The leadership of the Puerto Rico Teachers Association (AMPR by its Spanish initials) is demanding that Gov. Pedro Pierluisi Urrutia activate the National Guard to provide assistance urgently needed at schools damaged by Hurricane Fiona.


“We are demanding that the [Education] secretary and governor activate the National Guard so that our campuses, once and for all, are in optimal condition,” said Ángel Javier Pérez Hernández, the general secretary of the AMPR-Local Union (AMPR-LS) at a press conference earlier this week.


Pérez Hernández said the shortage of personnel in the Office for the Improvement of Public Schools (OMEP) and the Public Buildings Authority made it impossible for schools to be 100% suitable. Over a week after the passage of Hurricane Fiona, they said the situation has worsened, especially in schools in the south.

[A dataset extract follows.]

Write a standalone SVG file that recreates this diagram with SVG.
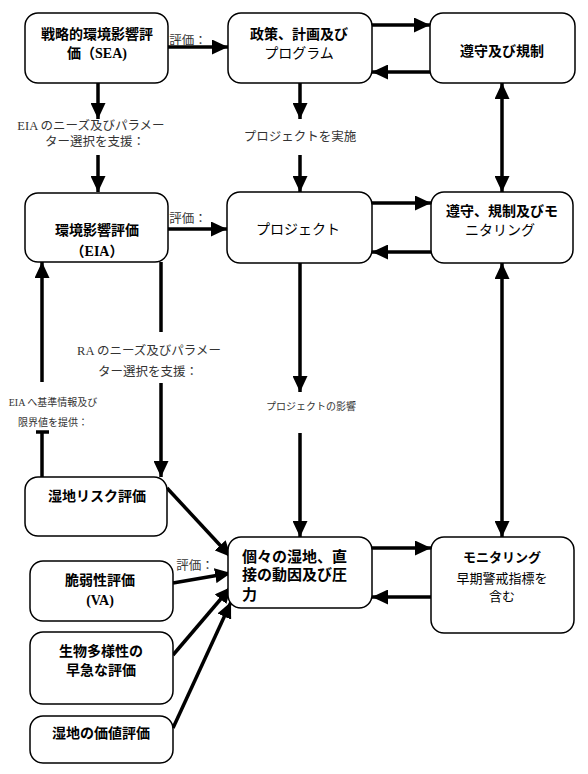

“The governor should put his actions where he put his word when he declared a state of emergency to address the conditioning and repair of the schools of the public school system in Puerto Rico, on February 16, 2021,” Pérez Hernández said. “We ask that what is stated in the executive order be complied with, and we cite: the use of an expeditious and emergency process to make the necessary purchases and to contract and manage the work that is necessary to condition the schools that will be opening. In addition, we request that the work be carried out during the weekends or on holidays to avoid the interruption of classes, and that a report of accountability be made public in which the results of this order are presented.”


Meanwhile, another AMPR-LS official, Melissa Padilla Ponce de León, called on Education Secretary Eliezer Ramos Parés and his staff to “stop the outrageous and bad practice of sending communications to teachers during the nighttime hours.”